10.4.1. Checked Streams
The java.util.zip.CheckedInputStream and java.util.zip.CheckedOutputStream classes keep a checksum of the data they've read or written.
public class CheckedInputStream extends FilterInputStream public class CheckedOutputStream extends FilterOutputStream
These are filter streams, so they're constructed from an underlying stream and an object that implements the Checksum interface.
public CheckedInputStream(InputStream in, Checksum cksum) public CheckedOutputStream(OutputStream out, Checksum cksum)
For example:
FileInputStream fin = new FileInputStream("/etc/passwd"); Checksum cksum = new CRC32( ); CheckedInputStream cin = new CheckedInputStream(fin, cksum);
The CheckedInputStream and CheckedOutputStream classes have all the usual read( ), write( ), and other methods you expect in a stream class. Externally, these methods behave exactly like those in the superclass and do not require any special treatment.

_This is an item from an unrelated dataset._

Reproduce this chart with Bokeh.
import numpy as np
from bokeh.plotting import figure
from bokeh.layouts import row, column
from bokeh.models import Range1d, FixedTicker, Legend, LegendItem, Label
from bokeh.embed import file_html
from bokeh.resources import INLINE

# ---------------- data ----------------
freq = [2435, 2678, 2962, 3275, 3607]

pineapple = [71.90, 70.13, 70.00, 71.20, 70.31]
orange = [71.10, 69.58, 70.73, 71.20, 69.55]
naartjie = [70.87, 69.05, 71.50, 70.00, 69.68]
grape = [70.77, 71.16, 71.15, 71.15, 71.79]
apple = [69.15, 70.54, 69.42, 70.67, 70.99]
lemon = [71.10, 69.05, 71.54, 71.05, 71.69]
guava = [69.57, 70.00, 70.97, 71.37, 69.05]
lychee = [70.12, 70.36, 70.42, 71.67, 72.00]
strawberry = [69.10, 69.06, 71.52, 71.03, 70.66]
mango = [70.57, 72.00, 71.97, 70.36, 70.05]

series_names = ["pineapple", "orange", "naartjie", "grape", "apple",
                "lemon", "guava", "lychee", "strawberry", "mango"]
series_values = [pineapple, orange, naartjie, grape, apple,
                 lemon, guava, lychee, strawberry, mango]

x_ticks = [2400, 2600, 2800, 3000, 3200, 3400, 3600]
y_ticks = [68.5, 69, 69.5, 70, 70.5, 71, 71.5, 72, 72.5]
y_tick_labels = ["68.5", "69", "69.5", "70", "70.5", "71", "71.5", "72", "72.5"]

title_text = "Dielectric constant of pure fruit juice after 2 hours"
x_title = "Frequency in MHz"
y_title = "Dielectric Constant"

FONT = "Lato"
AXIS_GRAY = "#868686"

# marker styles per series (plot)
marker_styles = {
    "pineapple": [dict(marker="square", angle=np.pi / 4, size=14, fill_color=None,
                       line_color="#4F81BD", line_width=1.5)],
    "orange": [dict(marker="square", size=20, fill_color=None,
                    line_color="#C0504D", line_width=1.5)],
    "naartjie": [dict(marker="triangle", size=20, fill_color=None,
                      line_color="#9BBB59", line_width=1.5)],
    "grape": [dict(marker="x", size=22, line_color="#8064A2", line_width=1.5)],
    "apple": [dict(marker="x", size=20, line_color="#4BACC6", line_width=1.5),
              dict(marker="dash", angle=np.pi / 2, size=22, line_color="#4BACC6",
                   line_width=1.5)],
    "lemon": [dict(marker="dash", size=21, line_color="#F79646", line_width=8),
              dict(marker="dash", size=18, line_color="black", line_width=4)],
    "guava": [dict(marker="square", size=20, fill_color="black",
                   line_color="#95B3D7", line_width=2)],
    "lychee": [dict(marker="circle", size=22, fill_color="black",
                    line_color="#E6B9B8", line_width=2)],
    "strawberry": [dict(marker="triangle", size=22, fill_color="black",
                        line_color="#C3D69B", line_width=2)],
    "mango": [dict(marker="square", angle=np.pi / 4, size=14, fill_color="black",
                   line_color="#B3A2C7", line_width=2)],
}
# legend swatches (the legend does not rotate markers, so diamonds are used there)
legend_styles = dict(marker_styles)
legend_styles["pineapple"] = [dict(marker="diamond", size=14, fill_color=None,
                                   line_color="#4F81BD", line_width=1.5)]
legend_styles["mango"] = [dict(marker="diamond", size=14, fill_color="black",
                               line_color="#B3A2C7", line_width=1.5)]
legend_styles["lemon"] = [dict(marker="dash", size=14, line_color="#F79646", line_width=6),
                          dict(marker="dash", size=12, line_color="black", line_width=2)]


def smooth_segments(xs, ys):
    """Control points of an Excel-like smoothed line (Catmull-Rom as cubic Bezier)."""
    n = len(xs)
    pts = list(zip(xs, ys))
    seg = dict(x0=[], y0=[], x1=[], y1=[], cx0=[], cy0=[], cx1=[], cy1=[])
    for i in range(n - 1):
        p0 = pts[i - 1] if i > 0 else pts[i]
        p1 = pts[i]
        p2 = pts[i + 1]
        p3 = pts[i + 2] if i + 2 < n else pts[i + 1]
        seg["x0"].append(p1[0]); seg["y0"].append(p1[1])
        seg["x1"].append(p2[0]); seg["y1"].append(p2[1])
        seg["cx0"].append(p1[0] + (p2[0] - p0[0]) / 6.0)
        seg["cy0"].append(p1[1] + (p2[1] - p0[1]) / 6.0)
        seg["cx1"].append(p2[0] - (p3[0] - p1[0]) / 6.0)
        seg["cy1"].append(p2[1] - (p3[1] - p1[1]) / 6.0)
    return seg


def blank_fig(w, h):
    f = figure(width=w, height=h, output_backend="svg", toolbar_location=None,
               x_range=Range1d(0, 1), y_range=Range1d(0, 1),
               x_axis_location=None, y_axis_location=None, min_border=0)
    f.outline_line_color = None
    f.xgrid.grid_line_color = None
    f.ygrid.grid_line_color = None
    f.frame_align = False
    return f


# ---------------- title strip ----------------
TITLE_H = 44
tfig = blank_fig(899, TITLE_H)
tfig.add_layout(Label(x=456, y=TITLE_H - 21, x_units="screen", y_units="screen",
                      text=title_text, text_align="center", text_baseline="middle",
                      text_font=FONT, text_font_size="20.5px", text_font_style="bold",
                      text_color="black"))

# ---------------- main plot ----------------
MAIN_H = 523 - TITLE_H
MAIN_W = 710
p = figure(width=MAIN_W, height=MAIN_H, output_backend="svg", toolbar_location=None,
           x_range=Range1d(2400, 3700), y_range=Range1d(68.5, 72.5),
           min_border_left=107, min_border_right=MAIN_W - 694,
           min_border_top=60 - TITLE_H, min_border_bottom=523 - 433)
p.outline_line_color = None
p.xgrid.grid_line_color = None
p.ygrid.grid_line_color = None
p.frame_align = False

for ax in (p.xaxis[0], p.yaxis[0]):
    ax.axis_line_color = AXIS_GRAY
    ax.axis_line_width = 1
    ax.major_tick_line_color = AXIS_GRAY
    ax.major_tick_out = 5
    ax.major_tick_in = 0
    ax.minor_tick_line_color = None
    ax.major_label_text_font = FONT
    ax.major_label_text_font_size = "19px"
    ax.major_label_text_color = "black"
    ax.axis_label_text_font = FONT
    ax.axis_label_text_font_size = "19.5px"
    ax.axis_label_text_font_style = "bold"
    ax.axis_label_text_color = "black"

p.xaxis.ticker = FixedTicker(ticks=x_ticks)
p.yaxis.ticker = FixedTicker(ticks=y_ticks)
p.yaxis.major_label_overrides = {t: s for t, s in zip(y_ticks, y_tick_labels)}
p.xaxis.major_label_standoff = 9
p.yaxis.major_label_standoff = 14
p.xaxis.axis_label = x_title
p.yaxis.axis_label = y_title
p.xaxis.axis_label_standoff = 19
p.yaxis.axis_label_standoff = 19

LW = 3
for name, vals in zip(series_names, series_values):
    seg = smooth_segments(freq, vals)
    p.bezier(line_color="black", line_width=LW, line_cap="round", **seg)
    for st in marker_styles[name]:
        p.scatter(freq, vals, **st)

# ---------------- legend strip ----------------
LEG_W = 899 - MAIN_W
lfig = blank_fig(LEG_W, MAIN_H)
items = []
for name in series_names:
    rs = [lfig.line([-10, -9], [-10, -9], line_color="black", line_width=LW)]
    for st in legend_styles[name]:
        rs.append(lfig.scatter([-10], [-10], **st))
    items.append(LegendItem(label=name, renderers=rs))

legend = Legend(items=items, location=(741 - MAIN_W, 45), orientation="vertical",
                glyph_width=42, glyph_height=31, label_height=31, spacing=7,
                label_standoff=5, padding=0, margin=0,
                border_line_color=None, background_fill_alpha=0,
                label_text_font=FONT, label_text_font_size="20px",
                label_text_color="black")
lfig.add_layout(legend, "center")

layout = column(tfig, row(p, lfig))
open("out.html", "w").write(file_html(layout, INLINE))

Both CheckedOutputStream and CheckedInputStream have a getChecksum( ) method that returns the Checksum object for the stream. You can use this Checksum object to get the current value of the checksum for the stream.
public Checksum getChecksum( )
These methods return a reference to the actual Checksum object that's being used to calculate the checksum. It is not copied first. Thus, if a separate thread is accessing this stream, the value in the checksum may change while you're working with the Checksum object. Conversely, if you invoke one of this Checksum object's update( ) methods, it affects the value of the checksum for the stream as well.